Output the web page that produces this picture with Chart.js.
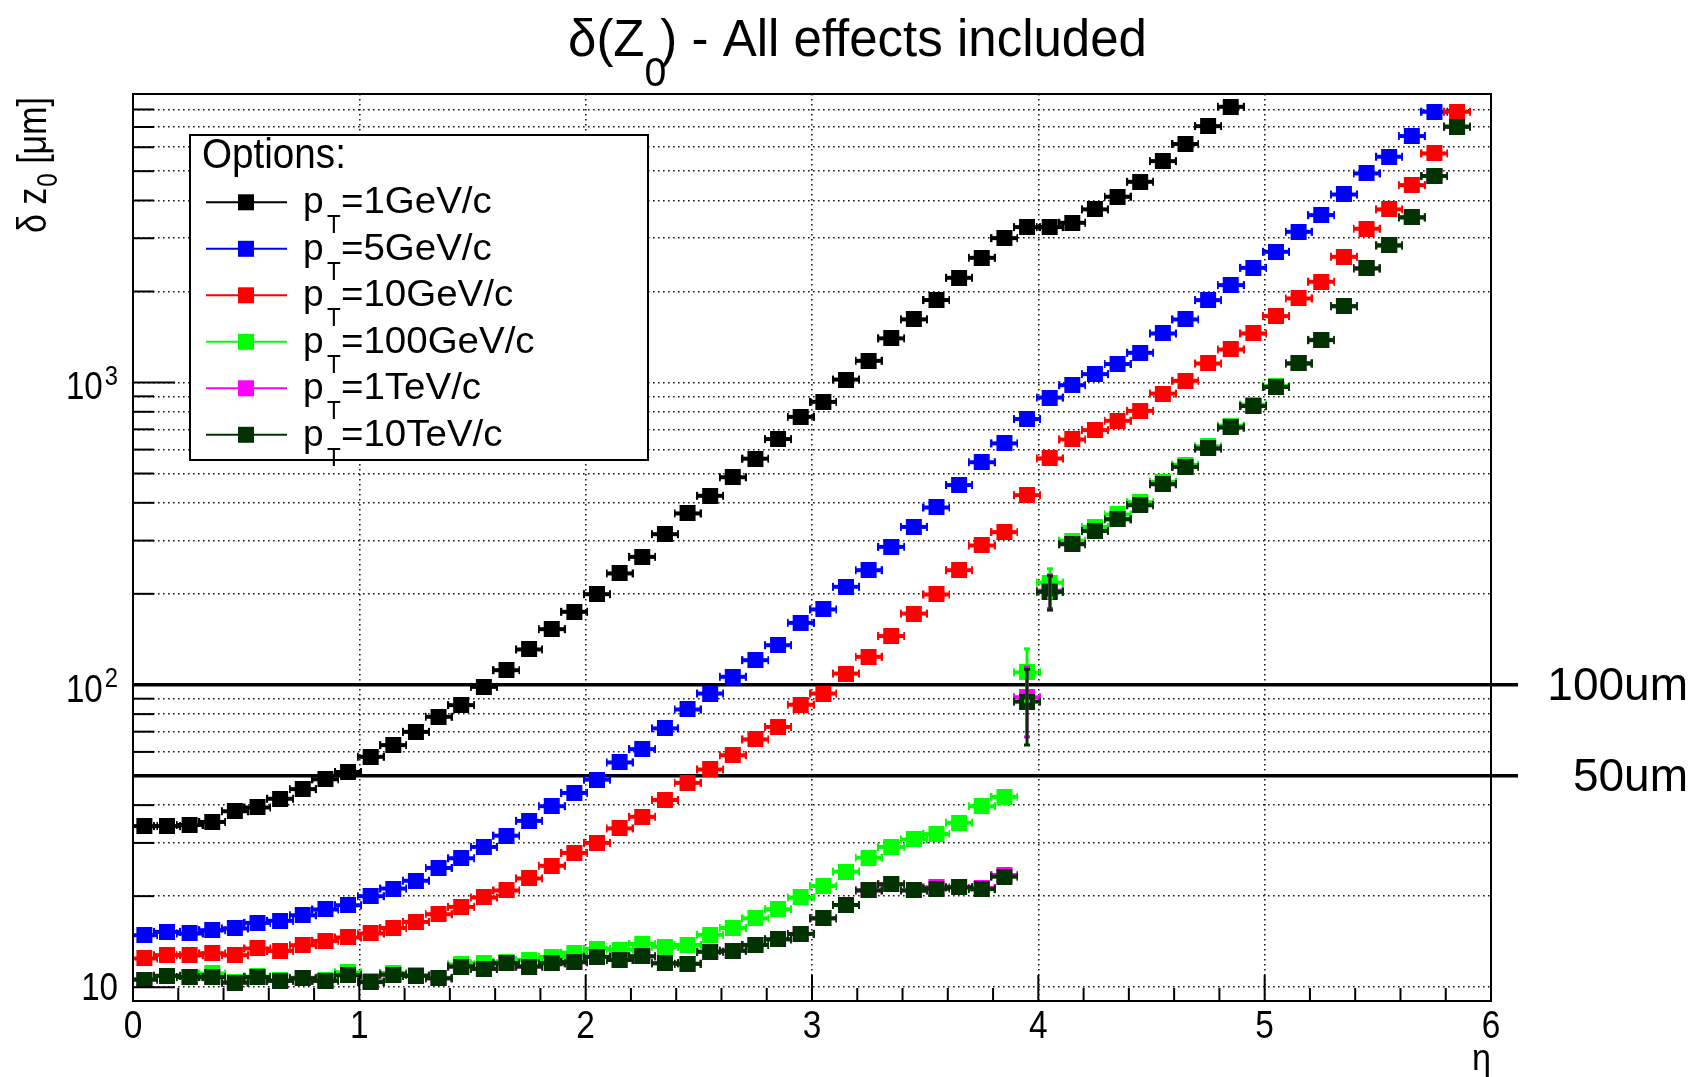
<!DOCTYPE html>
<html>
<head>
<meta charset="utf-8">
<title>delta z0 resolution</title>
<script src="https://cdn.jsdelivr.net/npm/chart.js@4.4.1/dist/chart.umd.min.js"></script>
<style>
  html, body { margin: 0; padding: 0; background: #fff; }
  #wrap { width: 1708px; height: 1077px; }
</style>
</head>
<body>
<div id="wrap"><canvas id="dz0Chart" width="1708" height="1077"></canvas></div>
<script>
// eta bin centres (bin width 0.1)
const etaBins = [
    0.05, 0.15, 0.25, 0.35, 0.45, 0.55, 0.65, 0.75, 0.85, 0.95,
    1.05, 1.15, 1.25, 1.35, 1.45, 1.55, 1.65, 1.75, 1.85, 1.95,
    2.05, 2.15, 2.25, 2.35, 2.45, 2.55, 2.65, 2.75, 2.85, 2.95,
    3.05, 3.15, 3.25, 3.35, 3.45, 3.55, 3.65, 3.75, 3.85, 3.95,
    4.05, 4.15, 4.25, 4.35, 4.45, 4.55, 4.65, 4.75, 4.85, 4.95,
    5.05, 5.15, 5.25, 5.35, 5.45, 5.55, 5.65, 5.75, 5.85
];

// delta z0 [um] per pT option
const pt1GeV = [
    34.1, 34.1, 34.4, 35.2, 38.2, 39.3, 42.0, 45.2, 48.7, 51.5,
    57.8, 63.2, 69.9, 78.4, 85.7, 98.5, 111.8, 131, 152.8, 174.4,
    199.5, 233.6, 265, 315, 369, 422, 486, 560, 650, 770,
    863, 1023, 1180, 1400, 1618, 1874, 2220, 2585, 3003, 3266,
    3266, 3375, 3738, 4116, 4613, 5400, 6147, 7050, 8165, null,
    null, null, null, null, null, null, null, null, null
];
const pt5GeV = [
    14.86, 15.24, 15.05, 15.44, 15.64, 16.32, 16.57, 17.3, 18.07, 18.67,
    20.0, 21.2, 22.5, 24.8, 26.7, 29.1, 31.7, 35.5, 39.7, 43.9,
    48.6, 55.4, 61.3, 71.8, 82.9, 93.6, 106.3, 120.7, 135.3, 160.3,
    177.6, 211, 239.5, 286, 333, 386, 458, 545, 629, 757,
    892, 980, 1066, 1151, 1254, 1453, 1617, 1873, 2100, 2395,
    2706, 3152, 3579, 4188, 4917, 5581, 6534, 7862, null
];
const pt10GeV = [
    12.44, 12.76, 12.76, 12.93, 12.76, 13.43, 13.18, 13.77, 14.23, 14.6,
    15.05, 15.7, 16.44, 17.44, 18.44, 19.8, 20.9, 22.9, 25.2, 27.8,
    30.0, 33.5, 36.6, 41.6, 47.4, 52.5, 58.5, 66, 72.6, 86,
    93.6, 109, 123.8, 145, 172, 199, 239.5, 289, 320, 424,
    561, 648, 696, 747, 806, 919, 1013, 1156, 1286, 1453,
    1658, 1897, 2154, 2605, 3226, 3738, 4497, 5724, 7862
];
const pt100GeV = [
    10.6, 10.9, 10.8, 11.1, 10.4, 10.85, 10.55, 10.75, 10.55, 11.2,
    10.5, 11.15, 10.95, 10.75, 11.9, 12.0, 12.1, 12.3, 12.6, 13.0,
    13.4, 13.3, 13.9, 13.6, 13.8, 14.9, 15.7, 16.9, 18.1, 19.8,
    21.6, 24.1, 26.8, 29.1, 30.8, 32.1, 35.0, 39.7, 42.6, 110,
    218, 300, 333, 366, 402, 470, 535, 615, 720, 845,
    975, 1160, 1385, 1790, 2390, 2845, 3520, 4820, 7020
];
const pt1TeV = [
    10.6, 10.9, 10.8, 10.8, 10.35, 10.8, 10.5, 10.7, 10.5, 10.95,
    10.4, 11.0, 10.9, 10.7, 11.7, 11.5, 12.0, 11.7, 12.0, 12.1,
    12.6, 12.3, 12.65, 12.0, 11.95, 13.1, 13.2, 13.8, 14.4, 15.0,
    16.9, 18.7, 20.9, 21.9, 20.9, 21.4, 21.4, 21.3, 23.5, 91,
    205, 292, 323, 353, 393, 461, 526, 605, 710, 836,
    967, 1156, 1381, 1789, 2384, 2841, 3517, 4818, 7015
];
const pt10TeV = [
    10.6, 10.9, 10.8, 10.8, 10.35, 10.8, 10.5, 10.7, 10.5, 10.95,
    10.4, 11.0, 10.9, 10.7, 11.7, 11.5, 12.0, 11.7, 12.0, 12.1,
    12.6, 12.3, 12.65, 12.0, 11.95, 13.1, 13.2, 13.8, 14.4, 15.0,
    16.9, 18.7, 20.9, 21.9, 20.9, 21.2, 21.4, 21.1, 23.2, 88,
    203, 292, 323, 353, 393, 461, 526, 605, 710, 836,
    967, 1156, 1381, 1789, 2384, 2841, 3517, 4818, 7015
];

// the only visible vertical error bars
const errEta = [3.95, 4.05];
const pt100GeVErr = [22, 25];
const pt1TeVErr = [24, 27];
const pt10TeVErr = [25, 27];

const legendLabels = ["1GeV/c", "5GeV/c", "10GeV/c", "100GeV/c", "1TeV/c", "10TeV/c"];
const seriesColors = ["#000000", "#0000ff", "#ff0000", "#00ff00", "#ff00ff", "#003300"];

// axes
const xTickValues = [0, 1, 2, 3, 4, 5, 6];
const yGridValues = [
    10, 20, 30, 40, 50, 60, 70, 80, 90,
    100, 200, 300, 400, 500, 600, 700, 800, 900,
    1000, 2000, 3000, 4000, 5000, 6000, 7000, 8000, 9000
];
const yLabelValues = [10, 100, 1000];
const yLabelExponents = ["", "2", "3"];

// reference lines
const refValues = [100, 50];
const refLabels = ["100um", "50um"];

const FONT = '"Liberation Sans", Arial, Helvetica, sans-serif';

// ROOT-like marker: filled square with horizontal bin-width bar and caps
function makeMarker(color) {
    const c = document.createElement("canvas");
    c.width = 28;
    c.height = 16;
    const g = c.getContext("2d");
    g.fillStyle = color;
    g.fillRect(6, 0, 16, 16);
    g.fillRect(0, 6, 28, 4);
    g.fillRect(0, 4, 2, 8);
    g.fillRect(26, 4, 2, 8);
    return c;
}

function toPoints(values) {
    return etaBins.map((x, i) => ({ x: x, y: values[i] }));
}

// draws text squeezed/stretched horizontally, like the captured ROOT canvas
function stretchText(ctx, text, x, y, size, sx, align) {
    ctx.save();
    ctx.font = size + "px " + FONT;
    const w = ctx.measureText(text).width * sx;
    let x0 = x;
    if (align === "right") x0 = x - w;
    else if (align === "center") x0 = x - w / 2;
    ctx.translate(x0, y);
    ctx.scale(sx, 1);
    ctx.textAlign = "left";
    ctx.textBaseline = "alphabetic";
    ctx.fillStyle = "#000";
    ctx.fillText(text, 0, 0);
    ctx.restore();
    return w;
}

const allSeries = [pt1GeV, pt5GeV, pt10GeV, pt100GeV, pt1TeV, pt10TeV];
const errSeries = [
    { values: pt100GeV, errs: pt100GeVErr, color: seriesColors[3] },
    { values: pt1TeV, errs: pt1TeVErr, color: seriesColors[4] },
    { values: pt10TeV, errs: pt10TeVErr, color: seriesColors[5] }
];

const rootDecor = {
    id: "rootDecor",
    beforeDatasetsDraw(chart) {
        const { ctx, chartArea, scales } = chart;
        // 100um / 50um lines
        ctx.save();
        ctx.strokeStyle = "#000";
        ctx.lineWidth = 3.5;
        refValues.forEach((v) => {
            const y = scales.y.getPixelForValue(v);
            ctx.beginPath();
            ctx.moveTo(chartArea.left, y);
            ctx.lineTo(1518, y);
            ctx.stroke();
        });
        ctx.restore();
    },
    afterDatasetsDraw(chart) {
        const { ctx, chartArea, scales } = chart;
        const xs = scales.x, ys = scales.y;

        // vertical error bars
        ctx.save();
        errSeries.forEach((s) => {
            ctx.fillStyle = s.color;
            errEta.forEach((eta, k) => {
                const idx = etaBins.indexOf(eta);
                const v = s.values[idx];
                const x = Math.round(xs.getPixelForValue(eta));
                const yTop = ys.getPixelForValue(v + s.errs[k]);
                const yBot = ys.getPixelForValue(v - s.errs[k]);
                ctx.fillRect(x - 1.5, yTop, 3, yBot - yTop);
                ctx.fillRect(x - 3, yTop - 1, 6, 3);
                ctx.fillRect(x - 3, yBot - 2, 6, 3);
            });
        });
        ctx.restore();

        // frame
        ctx.save();
        ctx.strokeStyle = "#000";
        ctx.lineWidth = 2;
        ctx.strokeRect(chartArea.left, chartArea.top, chartArea.right - chartArea.left, chartArea.bottom - chartArea.top);

        // y ticks (inside, left)
        yGridValues.forEach((v) => {
            const y = ys.getPixelForValue(v);
            const major = yLabelValues.includes(v);
            ctx.beginPath();
            ctx.moveTo(chartArea.left, y);
            ctx.lineTo(chartArea.left + (major ? 42 : 21), y);
            ctx.stroke();
        });

        // x ticks (inside, bottom), every 0.2
        for (let k = 0; k <= 30; k++) {
            const x = xs.getPixelForValue(k * 0.2);
            const major = k % 5 === 0;
            ctx.beginPath();
            ctx.moveTo(x, chartArea.bottom);
            ctx.lineTo(x, chartArea.bottom - (major ? 26 : 13));
            ctx.stroke();
        }
        ctx.restore();

        // legend box
        const lx = 190, ly = 135, lw = 458, lh = 325;
        ctx.save();
        ctx.fillStyle = "#fff";
        ctx.fillRect(lx, ly, lw, lh);
        ctx.strokeStyle = "#000";
        ctx.lineWidth = 2;
        ctx.strokeRect(lx, ly, lw, lh);
        ctx.restore();

        stretchText(ctx, "Options:", 202, 168, 42, 0.92, "left");

        legendLabels.forEach((label, i) => {
            const cy = 202.3 + i * 46.5;
            const color = seriesColors[i];
            ctx.save();
            ctx.strokeStyle = color;
            ctx.lineWidth = 2;
            ctx.beginPath();
            ctx.moveTo(206, cy);
            ctx.lineTo(287, cy);
            ctx.stroke();
            ctx.fillStyle = color;
            ctx.fillRect(238, cy - 8, 16, 16);
            ctx.restore();

            stretchText(ctx, "p", 303, cy + 11, 37, 1.0, "left");
            stretchText(ctx, "T", 327, cy + 31, 25, 0.9, "left");
            stretchText(ctx, "=" + label, 341, cy + 11, 37, 1.04, "left");
        });
    },
    afterDraw(chart) {
        const { ctx, chartArea, scales } = chart;
        const xs = scales.x, ys = scales.y;

        // title: delta(Z_0) - All effects included
        let tx = 568;
        tx += stretchText(ctx, "δ(Z", tx, 56, 51, 1.0, "left");
        tx += stretchText(ctx, "0", tx, 86, 40, 0.98, "left") - 6;
        stretchText(ctx, ") - All effects included", tx, 56, 51, 1.0, "left");

        // x tick labels
        xTickValues.forEach((v) => {
            stretchText(ctx, String(v), xs.getPixelForValue(v), 1038, 38, 0.88, "center");
        });

        // y tick labels
        yLabelValues.forEach((v, i) => {
            const y = ys.getPixelForValue(v);
            const exp = yLabelExponents[i];
            if (exp === "") {
                stretchText(ctx, "10", 118, y + 13, 39, 0.85, "right");
            } else {
                const we = stretchText(ctx, exp, 118, y + 2.5, 28, 0.85, "right");
                stretchText(ctx, "10", 118 - we - 2, y + 17, 39, 0.85, "right");
            }
        });

        // x axis title
        stretchText(ctx, "η", chartArea.right, 1070, 36, 0.95, "right");

        // y axis title (rotated): delta z_0 [um]
        ctx.save();
        ctx.translate(46, 233);
        ctx.rotate(-Math.PI / 2);
        ctx.scale(1, 1.2);
        ctx.fillStyle = "#000";
        ctx.textBaseline = "alphabetic";
        ctx.font = "34px " + FONT;
        let ax = 0;
        ctx.fillText("δ z", ax, 0);
        ax += ctx.measureText("δ z").width;
        ctx.font = "24px " + FONT;
        ctx.fillText("0", ax + 1, 9);
        ax += ctx.measureText("0").width + 1;
        ctx.font = "34px " + FONT;
        ctx.fillText(" [μm]", ax, 0);
        ctx.restore();

        // reference line labels
        ctx.save();
        ctx.fillStyle = "#000";
        ctx.font = "46px " + FONT;
        ctx.textAlign = "right";
        ctx.textBaseline = "alphabetic";
        refValues.forEach((v, i) => {
            const y = ys.getPixelForValue(v);
            ctx.fillText(refLabels[i], 1688, y + 15.5);
        });
        ctx.restore();
    }
};

const datasets = allSeries.map((values, i) => ({
    label: "pT=" + legendLabels[i],
    data: toPoints(values),
    showLine: false,
    pointStyle: makeMarker(seriesColors[i]),
    pointRadius: 8,
    pointHoverRadius: 8,
    order: allSeries.length - i
}));

const gridStyle = {
    color: "rgba(0,0,0,0.9)",
    lineWidth: 1.6,
    drawTicks: false
};

new Chart(document.getElementById("dz0Chart"), {
    type: "scatter",
    data: { datasets: datasets },
    options: {
        responsive: false,
        animation: false,
        devicePixelRatio: 1,
        events: [],
        layout: { padding: { left: 0, right: 217, top: 94, bottom: 0 } },
        plugins: {
            legend: { display: false },
            tooltip: { enabled: false },
            title: { display: false }
        },
        scales: {
            x: {
                type: "linear",
                min: 0,
                max: 6,
                ticks: { display: false, stepSize: 1, autoSkip: false },
                grid: gridStyle,
                border: { display: false, dash: [1.6, 3.4] },
                afterFit: (scale) => { scale.height = 76; }
            },
            y: {
                type: "logarithmic",
                min: 9,
                max: 9000,
                ticks: { display: false, autoSkip: false },
                grid: gridStyle,
                border: { display: false, dash: [1.6, 3.4] },
                afterBuildTicks: (scale) => {
                    scale.ticks = yGridValues.map((v) => ({ value: v }));
                },
                afterFit: (scale) => { scale.width = 133; }
            }
        }
    },
    plugins: [rootDecor]
});
</script>
</body>
</html>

=-=-=

Track down the lines that include the word "with" and copy them.

■ Answer to the exercise ■
Output the web page that produces this picture with Chart.js.
// ROOT-like marker: filled square with horizontal bin-width bar and caps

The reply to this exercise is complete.